Playing only trans characters in tabletop RPGs helped me understand myself
Cisgender people tend to exclusively play cis characters in games such as D&D, so what’s wrong with me only playing transgender characters?
In a one-liner that didn’t land quite as well I’d hoped in the Zoom seminar, I described my two main hobbies as “playing Dungeons & Dragons and being transgender”. I’ve been actively doing both for a while now, following experimentation in my teens, have spent a fair bit of money on each and talking about them when meeting someone new is a good litmus test for what our relationship will be moving forward.
These two spheres didn’t overlap in my life until recently - aside from a blip at 16 when my DM told me about a cursed D&D item that changes a character’s gender and I thought about it non-stop for two months. It took more than half a decade of playing - and actually coming out as a trans woman - for me to realise those two sides of my life could crossover. And even on purpose.
Last year, I was watching an actual play show when one player’s intro referenced their character’s recent top surgery. I was floored.
“You can be trans in this game?!”
It was an epiphany via internet video. I quickly put the lesson to the test. I was invited to a Call of Cthulhu game set in 1930s England and created Phineas Melph, a nervous but kind-hearted priest, who hid his identity as a transgender man from the townsfolk.
Even though it was only a three-shot, I found myself connecting to Phineas more than I had any of my previous tabletop roleplaying game characters. I felt so much more invested in the game itself just by virtue of seeing myself in Phineas in a way I hadn’t any other character. It was rewarding to explore this side of my identity.
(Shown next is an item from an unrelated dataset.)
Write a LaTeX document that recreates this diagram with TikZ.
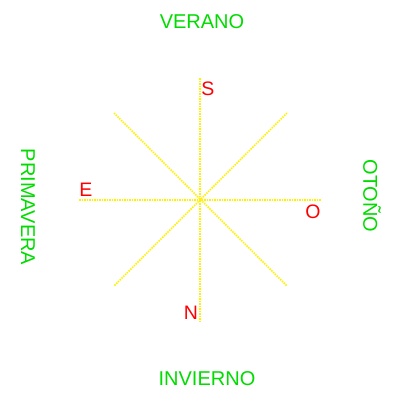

Some players will be interested in exploring a more realistic treatment of non-cis identities, others will want escapism. Both are valid approaches.
In situations like this, the conversation between GM and player about what level of historical transphobia we’re comfortable with is vital. Some will be interested in exploring a more realistic treatment of non-cis identities, others will want escapism. Both are valid approaches.
It felt like something finally clicked. I unlocked what I’d been missing playing tabletop roleplaying games prior.
In fact, it was too rewarding. Rather pretentiously, I made a declaration: cisgender people tend to exclusively play cisgender TRPG characters, so what was wrong with me only playing transgender characters?
The characters I’ve made since this decision have felt so much more real and three-dimensional right from the get-go. The reason Father Melph ran from his home and set up a discrete life in a small village was to escape transphobia, something I have and do experience in my day-to-day life (although to a different extent). The appearance-obsessed Bethany - a head-cheerleader bard made for a modern-day D&D campaign - made sense to me in a way a cis alternative wouldn’t have when I aligned her vanity with a compulsive need to be deemed attractive and feminine in order to feel valid and accepted as a woman within a cis-normative and patriarchal society (a need I myself felt early on in my own transition).
Above that, creating characters that interrogate the concept of gender has been a brilliant experience. I currently play a character without any understanding of gender who changes pronouns to match those of the person they’re talking to. It’s not an experience of gender that matches my own, but the chance to explore and embody it has been wonderful.
Games like Jay Dragon’s Sleepaway, which offers gender options such as “a rusted blade” and “freight train”, furthered not only my enjoyment of tabletop roleplaying games, but my understanding of gender and gender presentation. If my character’s gender is described as “a robin” how does she go about in the world? How does she present this gender? What does it mean to her?
It’s an experience I would recommend to anyone - even cisgender people who don’t believe they’ll get anything out of it, I promise you will. That’s the gift of TRPGs; they let you properly inhabit a different perspective. Gender identity aside, playing the devout Phineas while myself agnostic affected my view of religion and piety in ways I couldn’t have expected.
Letting myself guilt-free establish trans-ness and non-cis gender identities in the worlds I create has already made these worlds and communities feel rounded and whole and rich.
Given how much richer of a time I’ve had since making my ‘decree’, it stands to reason my GMing should be similarly altered. Letting myself guilt-free establish trans-ness and non-cis gender identities in the worlds I create, even in little ways - the minotaur bartender has top surgery scars, the chef uses they/them pronouns - has already made these worlds and communities feel rounded and whole and rich, especially to my regular party of predominantly Queer players who aren’t used to seeing themselves within fiction, least of all in fantasy.
Even without all of this, my decree also plays into something I still struggle with, even years after reckoning with my identity and coming out. There’s a difference between being transgender and wanting to be transgender. I started to worry that by using escapist fantasy to play cis characters, I was training myself to want to escape from my actual identity, as if there’s something wrong with it. I won’t pretend I haven’t wished for that escape before, but right now I want to like myself more, and this new approach to tabletop RPGs has really helped me. I think if I can have fun being a badass sorcerer, I can also have fun being someone like me.